With that being said, this is a horror blog, so there needs to be some sort of horror slant upon it. My question is, is there a place for horror in the Best Picture category? Perhaps more importantly, does the genre need a place there? In all the years of the Oscars, relatively few horrors have been nominated for the big prize, while other genres like the Western, gangster and epics have been celebrated time and time again. The Exorcist was deservedly nominated in 1973, but lost out to The Sting. However, if you consider the longevity of both films, I would think that there are more people watching The Exorcist because of its reputation than those watching The Sting because it won an Oscar.
The other notable horror nomination comes from the Sixth Sense being nominated in 1999. Maybe this is further evidence that horror films are nominated because of the amount of hype behind them. This isn’t to say that Sixth Sense isn’t a good film (not exactly to my taste but thats not a criticism as such). Phrases and scenes from that film have seeped in to popular culture and now exist comfortably outside of the film, a legacy that is not necessarily added to by its Oscar nom.

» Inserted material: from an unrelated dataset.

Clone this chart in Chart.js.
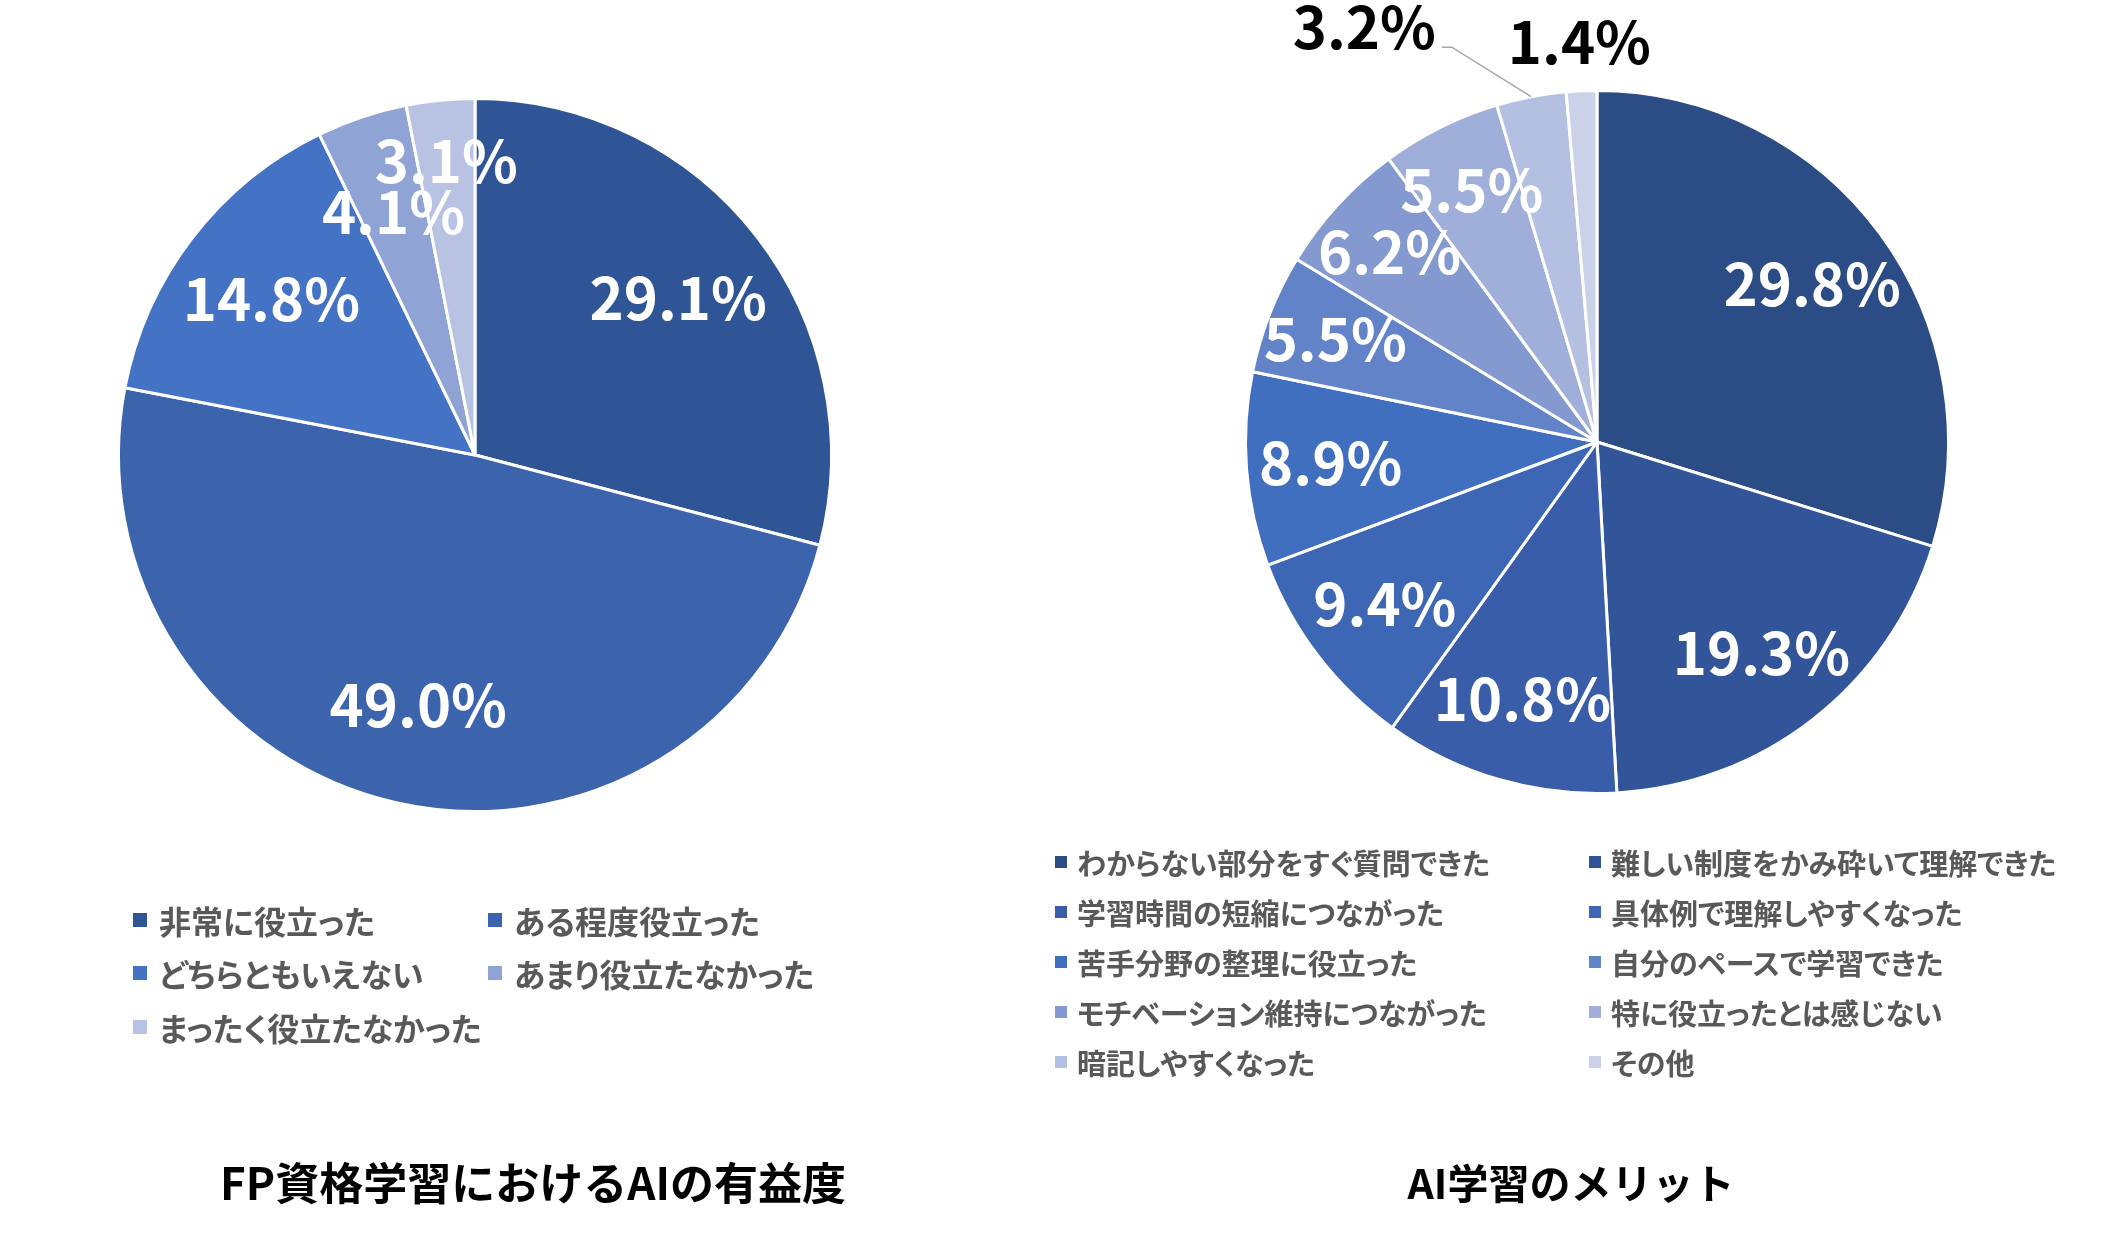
<!DOCTYPE html>
<html lang="ja"><head><meta charset="utf-8">
<script src="https://cdn.jsdelivr.net/npm/chart.js@4/dist/chart.umd.min.js"></script>
<style>
html,body{margin:0;padding:0;background:#fff;width:2111px;height:1243px;overflow:hidden;font-family:"Noto Sans CJK JP","Noto Sans",sans-serif;}
canvas{position:absolute;top:0;}
#c1{left:0px;}
#c2{left:1056px;}
.legend{position:absolute;display:grid;font-weight:700;color:#595959;font-feature-settings:"palt";}
.item{display:flex;align-items:center;white-space:nowrap;}
.sw{display:inline-block;flex:none;}
.title{position:absolute;font-weight:700;color:#000;transform:translate(-50%,-50%);white-space:nowrap;line-height:1;}
</style></head><body>
<canvas id="c1" width="1056" height="1243"></canvas>
<canvas id="c2" width="1055" height="1243"></canvas>
<div id="leg1" class="legend" style="left:133px;top:893px;grid-template-columns:355px 355px;grid-auto-rows:53.5px;font-size:32px;"></div>
<div id="leg2" class="legend" style="left:1055px;top:837px;grid-template-columns:534px 534px;grid-auto-rows:50px;font-size:29px;"></div>
<div class="title" style="left:533px;top:1181px;font-size:44px;">FP資格学習におけるAIの有益度</div>
<div class="title" style="left:1571px;top:1181px;font-size:41px;">AI学習のメリット</div>
<script>
// ---- Data ----
const usefulnessCategories = ['非常に役立った','ある程度役立った','どちらともいえない','あまり役立たなかった','まったく役立たなかった'];
const usefulnessValues = [29.1, 49.0, 14.8, 4.1, 3.1];

const meritCategories = ['わからない部分をすぐ質問できた','難しい制度をかみ砕いて理解できた','学習時間の短縮につながった','具体例で理解しやすくなった','苦手分野の整理に役立った','自分のペースで学習できた','モチベーション維持につながった','特に役立ったとは感じない','暗記しやすくなった','その他'];
const meritValues = [29.8, 19.3, 10.8, 9.4, 8.9, 5.5, 6.2, 5.5, 3.2, 1.4];

// ---- Styles ----
const usefulnessColors = ['#2F5597','#3B64AD','#4472C4','#8FA3D4','#B8C3E3'];
const meritColors = ['#2C4C85','#32559A','#395DA8','#3D66B4','#416FC0','#6283C8','#8399D0','#9FAFD9','#B4C0E1','#CAD1E8'];

const sliceLabels = {
  id: 'sliceLabels',
  afterDatasetsDraw(chart, args, opts) {
    const ctx = chart.ctx;
    const meta = chart.getDatasetMeta(0);
    const data = chart.data.datasets[0].data;
    ctx.save();
    ctx.font = '700 ' + opts.size + 'px "Noto Sans CJK JP"';
    ctx.textAlign = 'center';
    ctx.textBaseline = 'middle';
    const outside = [];
    meta.data.forEach((arc, i) => {
      const p = arc.getProps(['x','y','startAngle','endAngle','outerRadius'], true);
      const mid = (p.startAngle + p.endAngle) / 2;
      const text = data[i].toFixed(1) + '%';
      if (opts.outsideBelow && data[i] < opts.outsideBelow) {
        outside.push({text, mid, p});
      } else {
        ctx.fillStyle = opts.color;
        const f = (opts.smallBelow && data[i] < opts.smallBelow) ? opts.smallFrac : opts.frac;
        const R = p.outerRadius * f;
        ctx.fillText(text, p.x + Math.cos(mid) * R, p.y + Math.sin(mid) * R);
      }
    });
    let leftLimit = Infinity;
    for (let k = outside.length - 1; k >= 0; k--) {
      const o = outside[k];
      const w = ctx.measureText(o.text).width;
      const R = o.p.outerRadius * opts.outFrac;
      let x = o.p.x + Math.cos(o.mid) * R;
      let y = o.p.y + Math.sin(o.mid) * R;
      let moved = false;
      if (x + w / 2 + opts.gap > leftLimit) {
        x = leftLimit - opts.gap - w / 2;
        y -= opts.size * 0.37;
        moved = true;
      }
      ctx.fillStyle = opts.outsideColor;
      ctx.fillText(o.text, x, y);
      if (moved) {
        const ex = o.p.x + Math.cos(o.mid) * o.p.outerRadius;
        const ey = o.p.y + Math.sin(o.mid) * o.p.outerRadius;
        const sx = x + w / 2 + 6, sy = y + opts.size * 0.35;
        ctx.strokeStyle = '#A6A6A6';
        ctx.lineWidth = 1.5;
        ctx.beginPath();
        ctx.moveTo(sx, sy);
        ctx.lineTo(sx + 10, sy);
        ctx.lineTo(ex, ey);
        ctx.stroke();
      }
      leftLimit = x - w / 2;
    }
    ctx.restore();
  }
};

function makePie(id, labels, values, colors, padding, labelOpts) {
  return new Chart(document.getElementById(id), {
    type: 'pie',
    data: { labels, datasets: [{ data: values, backgroundColor: colors, borderColor: '#ffffff', borderWidth: 3, hoverOffset: 0 }] },
    options: {
      responsive: false, animation: false, devicePixelRatio: 1,
      layout: { padding },
      plugins: { legend: { display: false }, tooltip: { enabled: false }, title: { display: false }, sliceLabels: labelOpts }
    },
    plugins: [sliceLabels]
  });
}

makePie('c1', usefulnessCategories, usefulnessValues, usefulnessColors,
  { left: 117, top: 97, right: 223, bottom: 430 },
  { size: 58, color: '#ffffff', frac: 0.72, smallBelow: 3.5, smallFrac: 0.83 });

makePie('c2', meritCategories, meritValues, meritColors,
  { left: 188, top: 89, right: 161, bottom: 448 },
  { size: 58, color: '#ffffff', frac: 0.76, smallBelow: 7, smallFrac: 0.8, outsideBelow: 3.5, outFrac: 1.14, gap: 72, outsideColor: '#000000' });

function buildLegend(elId, labels, colors, sw, gap) {
  const el = document.getElementById(elId);
  labels.forEach((lab, i) => {
    const it = document.createElement('div');
    it.className = 'item';
    const s = document.createElement('span');
    s.className = 'sw';
    s.style.width = sw + 'px'; s.style.height = sw + 'px';
    s.style.background = colors[i]; s.style.marginRight = gap + 'px';
    const t = document.createElement('span');
    t.textContent = lab;
    it.appendChild(s); it.appendChild(t);
    el.appendChild(it);
  });
}
buildLegend('leg1', usefulnessCategories, usefulnessColors, 14, 12);
buildLegend('leg2', meritCategories, meritColors, 12, 10);
</script>
</body></html>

So will there ever be a place for a horror Oscar winner? If so, what will it take? A shake-up of the Academy? A greater investment in terms of budget and creativity? Colin Firth? I don’t think anyone really has the answer, but its certainly something to ponder. What sort of horror could possibly win the big one? In my mind it would be a ghost story, but I’d love to hear from others what they think would be celebrated by the Academy.